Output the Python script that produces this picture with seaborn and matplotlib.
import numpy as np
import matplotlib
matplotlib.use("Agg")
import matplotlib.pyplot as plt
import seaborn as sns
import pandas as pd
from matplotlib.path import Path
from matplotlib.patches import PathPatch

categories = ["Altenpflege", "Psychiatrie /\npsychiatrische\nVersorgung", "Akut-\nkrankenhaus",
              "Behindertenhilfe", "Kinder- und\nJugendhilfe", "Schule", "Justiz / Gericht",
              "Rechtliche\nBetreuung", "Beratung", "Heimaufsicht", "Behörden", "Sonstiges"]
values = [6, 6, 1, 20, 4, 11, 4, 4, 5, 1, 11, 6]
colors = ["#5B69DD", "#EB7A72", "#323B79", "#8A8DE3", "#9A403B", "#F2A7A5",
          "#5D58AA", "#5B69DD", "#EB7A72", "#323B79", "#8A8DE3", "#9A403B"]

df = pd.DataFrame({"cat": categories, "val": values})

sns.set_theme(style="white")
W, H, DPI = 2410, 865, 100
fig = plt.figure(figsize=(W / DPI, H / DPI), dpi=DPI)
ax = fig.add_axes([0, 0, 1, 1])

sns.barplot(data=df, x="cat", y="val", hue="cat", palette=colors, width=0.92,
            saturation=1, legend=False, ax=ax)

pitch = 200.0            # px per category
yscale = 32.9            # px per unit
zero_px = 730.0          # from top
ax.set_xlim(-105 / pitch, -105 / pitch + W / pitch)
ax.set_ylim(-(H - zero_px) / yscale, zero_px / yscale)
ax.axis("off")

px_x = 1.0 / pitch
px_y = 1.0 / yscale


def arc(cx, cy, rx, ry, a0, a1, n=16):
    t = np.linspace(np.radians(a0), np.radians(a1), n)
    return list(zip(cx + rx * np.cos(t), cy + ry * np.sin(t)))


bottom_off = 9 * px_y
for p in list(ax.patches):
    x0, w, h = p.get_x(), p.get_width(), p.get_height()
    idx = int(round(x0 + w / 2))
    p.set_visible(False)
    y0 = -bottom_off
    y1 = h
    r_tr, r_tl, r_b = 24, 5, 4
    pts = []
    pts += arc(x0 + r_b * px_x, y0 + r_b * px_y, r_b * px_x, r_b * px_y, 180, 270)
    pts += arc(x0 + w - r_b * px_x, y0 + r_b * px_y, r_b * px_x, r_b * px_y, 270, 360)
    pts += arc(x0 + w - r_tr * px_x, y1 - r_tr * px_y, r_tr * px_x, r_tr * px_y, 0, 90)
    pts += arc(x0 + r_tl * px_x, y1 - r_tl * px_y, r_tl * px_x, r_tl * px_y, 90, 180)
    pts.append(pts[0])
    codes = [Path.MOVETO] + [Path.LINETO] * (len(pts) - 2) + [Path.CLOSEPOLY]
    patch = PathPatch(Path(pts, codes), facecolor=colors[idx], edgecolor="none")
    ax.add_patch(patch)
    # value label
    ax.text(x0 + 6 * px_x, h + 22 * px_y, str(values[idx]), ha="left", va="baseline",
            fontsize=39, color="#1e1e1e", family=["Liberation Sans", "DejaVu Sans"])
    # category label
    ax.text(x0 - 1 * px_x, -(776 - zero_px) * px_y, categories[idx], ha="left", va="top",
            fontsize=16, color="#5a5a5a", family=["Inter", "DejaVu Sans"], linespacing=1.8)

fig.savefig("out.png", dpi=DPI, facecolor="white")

--

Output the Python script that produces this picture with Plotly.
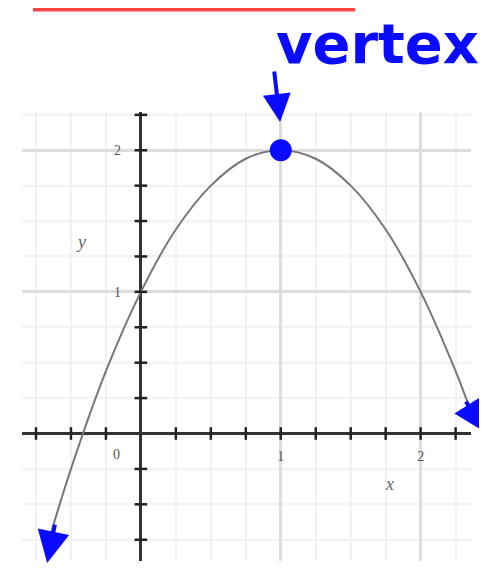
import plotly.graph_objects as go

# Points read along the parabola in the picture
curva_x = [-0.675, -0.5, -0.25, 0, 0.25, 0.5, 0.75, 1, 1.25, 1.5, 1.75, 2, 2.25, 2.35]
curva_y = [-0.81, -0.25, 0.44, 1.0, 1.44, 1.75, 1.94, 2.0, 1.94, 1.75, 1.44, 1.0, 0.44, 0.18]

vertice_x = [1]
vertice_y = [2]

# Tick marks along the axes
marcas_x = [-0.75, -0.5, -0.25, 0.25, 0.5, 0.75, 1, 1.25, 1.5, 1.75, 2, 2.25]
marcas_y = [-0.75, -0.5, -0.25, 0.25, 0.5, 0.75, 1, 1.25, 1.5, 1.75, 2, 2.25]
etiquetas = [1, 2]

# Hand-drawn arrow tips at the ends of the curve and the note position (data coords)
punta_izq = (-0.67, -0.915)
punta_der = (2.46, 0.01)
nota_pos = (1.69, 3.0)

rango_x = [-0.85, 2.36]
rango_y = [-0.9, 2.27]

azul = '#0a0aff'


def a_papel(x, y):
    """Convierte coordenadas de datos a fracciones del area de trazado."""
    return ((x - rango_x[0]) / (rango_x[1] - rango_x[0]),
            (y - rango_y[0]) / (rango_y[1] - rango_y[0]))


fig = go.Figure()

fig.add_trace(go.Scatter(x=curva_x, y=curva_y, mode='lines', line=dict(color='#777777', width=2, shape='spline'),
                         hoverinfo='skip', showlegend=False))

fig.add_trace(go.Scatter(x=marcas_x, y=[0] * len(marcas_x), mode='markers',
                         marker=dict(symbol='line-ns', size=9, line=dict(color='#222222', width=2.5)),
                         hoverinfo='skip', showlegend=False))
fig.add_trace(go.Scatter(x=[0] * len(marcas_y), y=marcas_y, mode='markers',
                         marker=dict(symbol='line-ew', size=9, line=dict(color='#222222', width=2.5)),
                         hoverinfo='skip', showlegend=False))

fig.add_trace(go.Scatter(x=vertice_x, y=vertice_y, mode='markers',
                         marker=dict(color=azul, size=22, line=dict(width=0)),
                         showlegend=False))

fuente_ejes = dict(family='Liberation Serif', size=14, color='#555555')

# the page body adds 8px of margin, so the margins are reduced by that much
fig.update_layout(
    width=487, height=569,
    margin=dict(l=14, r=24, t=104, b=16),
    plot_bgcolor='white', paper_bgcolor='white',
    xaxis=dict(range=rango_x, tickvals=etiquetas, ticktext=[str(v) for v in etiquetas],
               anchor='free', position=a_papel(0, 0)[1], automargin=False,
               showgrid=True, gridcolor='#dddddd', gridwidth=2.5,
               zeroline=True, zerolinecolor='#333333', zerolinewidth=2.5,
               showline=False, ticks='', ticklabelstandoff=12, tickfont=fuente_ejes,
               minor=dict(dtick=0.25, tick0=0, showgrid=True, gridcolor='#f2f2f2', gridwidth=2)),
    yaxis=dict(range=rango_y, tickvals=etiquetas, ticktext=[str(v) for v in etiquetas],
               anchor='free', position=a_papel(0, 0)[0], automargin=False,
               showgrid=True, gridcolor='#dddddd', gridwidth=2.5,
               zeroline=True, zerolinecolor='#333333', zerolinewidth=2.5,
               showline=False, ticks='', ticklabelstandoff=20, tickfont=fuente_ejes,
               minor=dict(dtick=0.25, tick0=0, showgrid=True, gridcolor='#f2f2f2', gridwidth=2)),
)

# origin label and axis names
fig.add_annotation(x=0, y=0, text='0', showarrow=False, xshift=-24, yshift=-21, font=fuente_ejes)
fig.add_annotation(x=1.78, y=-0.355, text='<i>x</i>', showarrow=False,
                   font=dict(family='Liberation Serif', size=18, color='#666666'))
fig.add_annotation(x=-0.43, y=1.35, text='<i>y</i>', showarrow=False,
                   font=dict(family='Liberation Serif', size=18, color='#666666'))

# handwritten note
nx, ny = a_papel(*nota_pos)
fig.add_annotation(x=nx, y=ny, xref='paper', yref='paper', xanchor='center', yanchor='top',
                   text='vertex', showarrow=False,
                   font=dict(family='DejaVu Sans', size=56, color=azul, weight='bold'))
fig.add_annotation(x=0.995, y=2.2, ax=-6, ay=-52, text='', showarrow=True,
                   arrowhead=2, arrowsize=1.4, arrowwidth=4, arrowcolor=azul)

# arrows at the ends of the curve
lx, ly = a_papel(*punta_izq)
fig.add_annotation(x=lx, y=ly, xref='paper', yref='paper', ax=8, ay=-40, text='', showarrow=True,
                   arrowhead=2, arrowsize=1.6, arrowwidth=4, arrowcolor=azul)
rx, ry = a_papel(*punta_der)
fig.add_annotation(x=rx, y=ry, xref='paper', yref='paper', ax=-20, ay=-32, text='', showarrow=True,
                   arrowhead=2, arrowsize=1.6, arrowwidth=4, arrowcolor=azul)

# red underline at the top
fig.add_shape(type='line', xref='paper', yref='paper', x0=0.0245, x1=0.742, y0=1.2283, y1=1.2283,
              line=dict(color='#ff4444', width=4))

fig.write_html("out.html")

Exercise details
Write out exactly the lines from the one that has "Output the Python script that produces this picture with Plotly." down to the one that has "etiquetas = [1, 2]", including both. Pictures stay out of the copy.

Complete answer
Output the Python script that produces this picture with Plotly.
import plotly.graph_objects as go

# Points read along the parabola in the picture
curva_x = [-0.675, -0.5, -0.25, 0, 0.25, 0.5, 0.75, 1, 1.25, 1.5, 1.75, 2, 2.25, 2.35]
curva_y = [-0.81, -0.25, 0.44, 1.0, 1.44, 1.75, 1.94, 2.0, 1.94, 1.75, 1.44, 1.0, 0.44, 0.18]

vertice_x = [1]
vertice_y = [2]

# Tick marks along the axes
marcas_x = [-0.75, -0.5, -0.25, 0.25, 0.5, 0.75, 1, 1.25, 1.5, 1.75, 2, 2.25]
marcas_y = [-0.75, -0.5, -0.25, 0.25, 0.5, 0.75, 1, 1.25, 1.5, 1.75, 2, 2.25]
etiquetas = [1, 2]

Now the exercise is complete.